Le Médiateur du Royaume, vigie des droits des citoyens
Saïd Rachik, délégué régional de l'institution du Médiateur du Royaume pour Casablanca-Settat, a apporté, de son côté, un éclairage institutionnel précieux. Il a rappelé que cette institution, héritière du Diwan Al Madhalim créé en 2001, était aujourd'hui constitutionnalisée et déployée sur l'ensemble du territoire national, y compris à Oujda. Sa présence à «Meet the Lead» s'inscrit dans un programme plus large : les «Forums de la gouvernance des services publics», lancés en octobre 2025, consacrés cette année aux services de santé. Une démarche participative visant à recueillir les observations des citoyens et des professionnels pour améliorer la qualité des prestations publiques.

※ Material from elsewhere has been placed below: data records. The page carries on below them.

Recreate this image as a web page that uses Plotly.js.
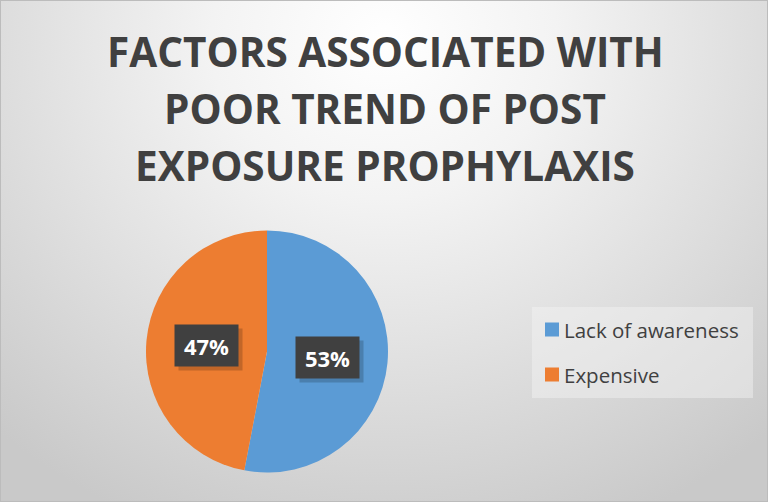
<!DOCTYPE html>
<html>
<head>
<meta charset="utf-8">
<script src="https://cdn.plot.ly/plotly-3.0.1.min.js"></script>
<style>
  html, body { margin: 0; padding: 0; }
  #chart {
    width: 768px; height: 502px;
    background: radial-gradient(ellipse 75% 105% at 50% 8%, #ffffff 0%, #f3f3f3 30%, #dedede 65%, #c9c9c9 100%);
    box-shadow: inset 0 0 0 1px #bcbcbc;
  }
</style>
</head>
<body>
<div id="chart"></div>
<script>
// ---- data ----
const titleLines = ["FACTORS ASSOCIATED WITH", "POOR TREND OF POST", "EXPOSURE PROPHYLAXIS"];
const categories = ["Lack of awareness", "Expensive"];
const values = [53, 47];
const colors = ["#5B9BD5", "#ED7D31"];

// ---- geometry helpers (page pixels -> paper fraction) ----
const W = 768, H = 502;
const px = x => x / W;
const py = y => 1 - y / H;

// pie area
const pieLeft = 146, pieRight = 388, pieTop = 230, pieBottom = 473;
const cx = (pieLeft + pieRight) / 2, cy = (pieTop + pieBottom) / 2;
const R = Math.min(pieRight - pieLeft, pieBottom - pieTop) / 2;

const trace = {
  type: "pie",
  labels: categories,
  values: values,
  sort: false,
  direction: "clockwise",
  rotation: 0,
  marker: { colors: colors, line: { width: 0 } },
  textinfo: "none",
  hoverinfo: "label+percent",
  showlegend: false,
  domain: { x: [px(pieLeft), px(pieRight)], y: [py(pieBottom), py(pieTop)] }
};

const annotations = [];
const shapes = [];

// title lines
const titleY = [51, 108, 166];
titleLines.forEach((t, i) => {
  annotations.push({
    xref: "paper", yref: "paper", x: px(385), y: py(titleY[i]),
    xanchor: "center", yanchor: "middle", showarrow: false,
    text: "<b>" + t + "</b>",
    font: { family: "Open Sans", size: 40.5, color: "#404040" }
  });
});

// data labels (percent boxes) at half radius on slice mid-angle
const total = values.reduce((a, b) => a + b, 0);
let cum = 0;
values.forEach((v, i) => {
  const mid = (cum + v / 2) / total; // fraction clockwise from 12 o'clock
  cum += v;
  const ang = Math.PI / 2 - mid * 2 * Math.PI;
  const lx = cx + 0.5 * R * Math.cos(ang);
  const ly = cy - 0.5 * R * Math.sin(ang);
  const pct = Math.round(v / total * 100) + "%";
  // shadow
  annotations.push({
    xref: "paper", yref: "paper", x: px(lx + 4), y: py(ly + 4),
    xanchor: "center", yanchor: "middle", showarrow: false,
    text: " ", width: 61, height: 39, borderpad: 1,
    bgcolor: "rgba(0,0,0,0.18)"
  });
  annotations.push({
    xref: "paper", yref: "paper", x: px(lx), y: py(ly),
    xanchor: "center", yanchor: "middle", showarrow: false,
    text: "<b>" + pct + "</b>", width: 61, height: 39, borderpad: 1,
    bgcolor: "#404040",
    font: { family: "Open Sans", size: 22, color: "#ffffff" }
  });
});

// legend (drawn manually for Excel-like spacing)
shapes.push({
  type: "rect", xref: "paper", yref: "paper",
  x0: px(532), x1: px(753), y0: py(398), y1: py(307),
  fillcolor: "rgba(245,245,245,0.45)", line: { width: 0 }, layer: "below"
});
const legY = [329.5, 374.5];
categories.forEach((c, i) => {
  shapes.push({
    type: "rect", xref: "paper", yref: "paper",
    x0: px(545), x1: px(559), y0: py(legY[i] + 7), y1: py(legY[i] - 7),
    fillcolor: colors[i], line: { width: 0 }
  });
  annotations.push({
    xref: "paper", yref: "paper", x: px(562), y: py(legY[i]),
    xanchor: "left", yanchor: "middle", showarrow: false,
    text: c,
    font: { family: "Open Sans", size: 20.5, color: "#404040" }
  });
});

const layout = {
  width: W, height: H,
  margin: { l: 0, r: 0, t: 0, b: 0 },
  paper_bgcolor: "rgba(0,0,0,0)",
  plot_bgcolor: "rgba(0,0,0,0)",
  showlegend: false,
  annotations: annotations,
  shapes: shapes
};

Plotly.newPlot("chart", [trace], layout, { displayModeBar: false, staticPlot: true });
</script>
</body>
</html>
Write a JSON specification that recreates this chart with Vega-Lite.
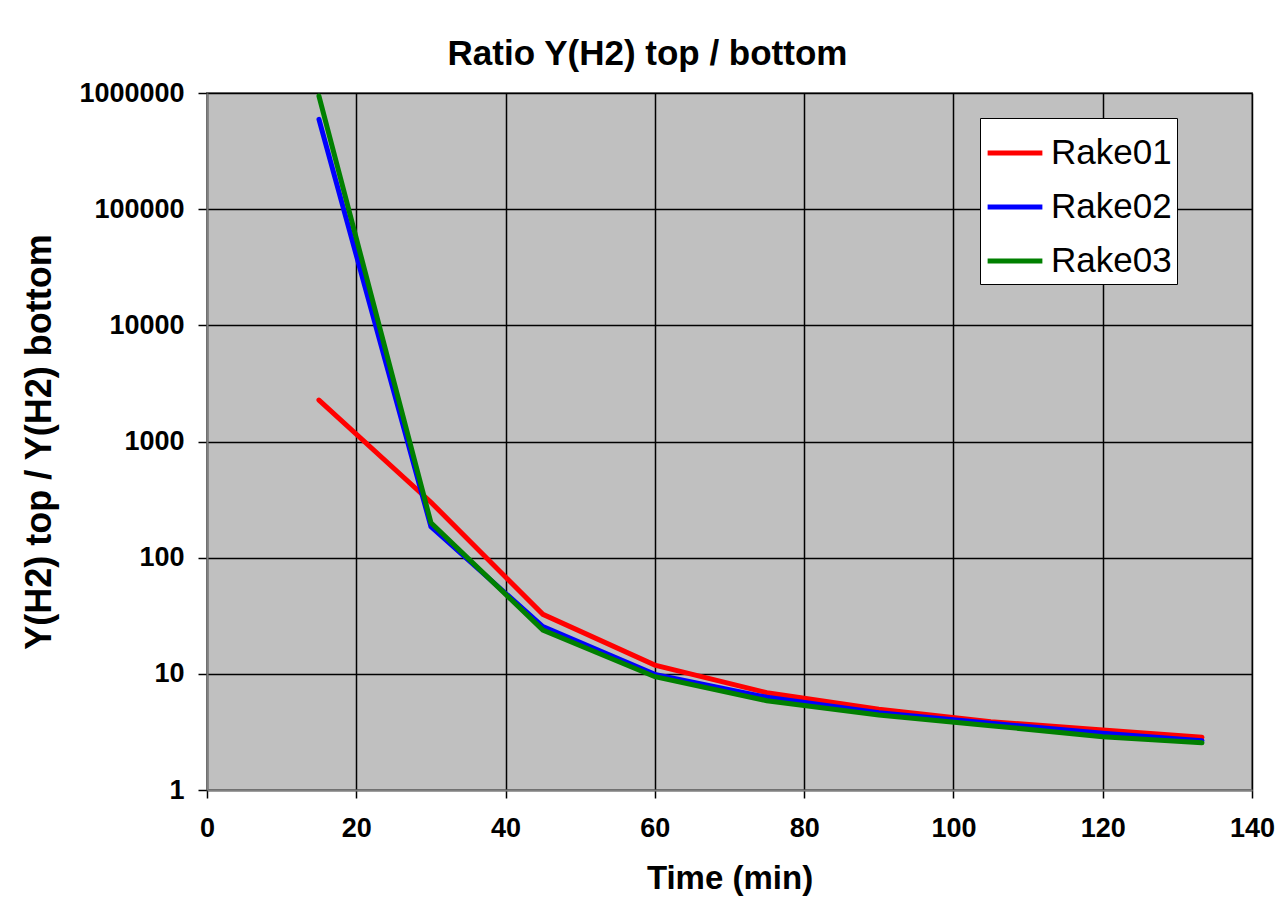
{
  "$schema": "https://vega.github.io/schema/vega-lite/v6.json",
  "autosize": {"type": "none"},
  "width": 1045,
  "height": 697,
  "padding": {"left": 207, "top": 93, "right": 26, "bottom": 114},
  "background": "white",
  "title": {
    "text": "Ratio Y(H2) top / bottom",
    "font": "Liberation Sans",
    "fontSize": 35,
    "fontWeight": "bold",
    "color": "black",
    "anchor": "middle",
    "dx": -82,
    "offset": 7
  },
  "config": {
    "view": {"fill": "#C0C0C0", "stroke": "#808080", "strokeWidth": 2},
    "font": "Liberation Sans"
  },
  "data": {
    "values": [
      {"t": 15, "series": "Rake01", "ratio": 2275},
      {"t": 30, "series": "Rake01", "ratio": 300},
      {"t": 45, "series": "Rake01", "ratio": 32.5},
      {"t": 60, "series": "Rake01", "ratio": 11.9},
      {"t": 75, "series": "Rake01", "ratio": 6.88},
      {"t": 90, "series": "Rake01", "ratio": 4.95},
      {"t": 105, "series": "Rake01", "ratio": 3.87},
      {"t": 120, "series": "Rake01", "ratio": 3.28},
      {"t": 133.3, "series": "Rake01", "ratio": 2.84},
      {"t": 15, "series": "Rake02", "ratio": 593000},
      {"t": 30, "series": "Rake02", "ratio": 185},
      {"t": 45, "series": "Rake02", "ratio": 25.5},
      {"t": 60, "series": "Rake02", "ratio": 9.9},
      {"t": 75, "series": "Rake02", "ratio": 6.28},
      {"t": 90, "series": "Rake02", "ratio": 4.63},
      {"t": 105, "series": "Rake02", "ratio": 3.75},
      {"t": 120, "series": "Rake02", "ratio": 3.08},
      {"t": 133.3, "series": "Rake02", "ratio": 2.66},
      {"t": 15, "series": "Rake03", "ratio": 942000},
      {"t": 30, "series": "Rake03", "ratio": 200},
      {"t": 45, "series": "Rake03", "ratio": 23.8},
      {"t": 60, "series": "Rake03", "ratio": 9.45},
      {"t": 75, "series": "Rake03", "ratio": 5.87},
      {"t": 90, "series": "Rake03", "ratio": 4.42},
      {"t": 105, "series": "Rake03", "ratio": 3.58},
      {"t": 120, "series": "Rake03", "ratio": 2.88},
      {"t": 133.3, "series": "Rake03", "ratio": 2.55}
    ]
  },
  "mark": {"type": "line", "strokeWidth": 5, "strokeCap": "round", "strokeJoin": "miter", "clip": true},
  "encoding": {
    "x": {
      "field": "t",
      "type": "quantitative",
      "scale": {"domain": [0, 140], "nice": false, "zero": false},
      "axis": {
        "title": "Time (min)",
        "values": [0, 20, 40, 60, 80, 100, 120, 140],
        "grid": true,
        "gridColor": "black",
        "gridWidth": 1.5,
        "gridOpacity": 1,
        "domainColor": "#808080",
        "domainWidth": 2,
        "tickColor": "black",
        "tickSize": 8,
        "tickWidth": 1.5,
        "labelFont": "Liberation Sans",
        "labelFontSize": 27,
        "labelFontWeight": "bold",
        "labelColor": "black",
        "labelPadding": 17,
        "labelFlush": false,
        "titleFont": "Liberation Sans",
        "titleFontSize": 33,
        "titleFontWeight": "bold",
        "titleColor": "black",
        "titlePadding": 21
      }
    },
    "y": {
      "field": "ratio",
      "type": "quantitative",
      "scale": {"type": "log", "domain": [1, 1000000], "nice": false},
      "axis": {
        "title": "Y(H2) top / Y(H2) bottom",
        "values": [1, 10, 100, 1000, 10000, 100000, 1000000],
        "format": "d",
        "grid": true,
        "gridColor": "black",
        "gridWidth": 1.5,
        "gridOpacity": 1,
        "domainColor": "#808080",
        "domainWidth": 2,
        "tickColor": "black",
        "tickSize": 9,
        "tickWidth": 1.5,
        "labelFont": "Liberation Sans",
        "labelFontSize": 27,
        "labelFontWeight": "bold",
        "labelColor": "black",
        "labelPadding": 14,
        "labelFlush": false,
        "titleFont": "Liberation Sans",
        "titleFontSize": 36,
        "titleFontWeight": "bold",
        "titleColor": "black",
        "titlePadding": 20
      }
    },
    "color": {
      "field": "series",
      "type": "nominal",
      "scale": {"domain": ["Rake01", "Rake02", "Rake03"], "range": ["#FF0000", "#0000FF", "#008000"]},
      "legend": {
        "title": null,
        "orient": "none",
        "legendX": 773,
        "legendY": 25,
        "fillColor": "white",
        "strokeColor": "black",
        "padding": 5,
        "symbolType": "stroke",
        "symbolStrokeWidth": 5,
        "symbolSize": 3000,
        "labelFont": "Liberation Sans",
        "labelFontSize": 35,
        "labelColor": "black",
        "labelOffset": 6,
        "rowPadding": 6
      }
    }
  }
}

Créer ses propres occasions
De panel en panel, un message a traversé les interventions avec une remarquable constance : la réussite ne s'attend pas, elle se construit. Mohamed Amin Fatmi l'a formulé avec une expression parlante : «il faut de la patience et encore de la patience». Abdelatif Benazzi l'a illustré par son parcours. Jaoued Boussakouran l'a théorisé en décortiquant le mot «entrepreneur» : entrer et prendre. Sana Iffach, entrepreneure dans les nouvelles technologies, a offert peut-être la plus belle illustration de cette philosophie en invitant sur scène les lauréats du hackathon, dont l'un avait surmonté un échec technique lors de sa présentation initiale. «Un échec, un problème, ça permet d'apprendre et de réussir», a-t-elle lancé aux jeunes présents.
Cette septième édition de «Meet the Lead» aura ainsi démontré que le développement territorial ne se décrète pas depuis les bureaux ministériels. Il se construit au quotidien, par l'engagement d'acteurs qui croient en leur région et transmettent cette foi aux générations montantes. L'Oriental, longtemps perçu comme une marge, s'affirme désormais comme un laboratoire où s'expérimente un modèle de croissance réconciliant performance économique, inclusion sociale et responsabilité environnementale.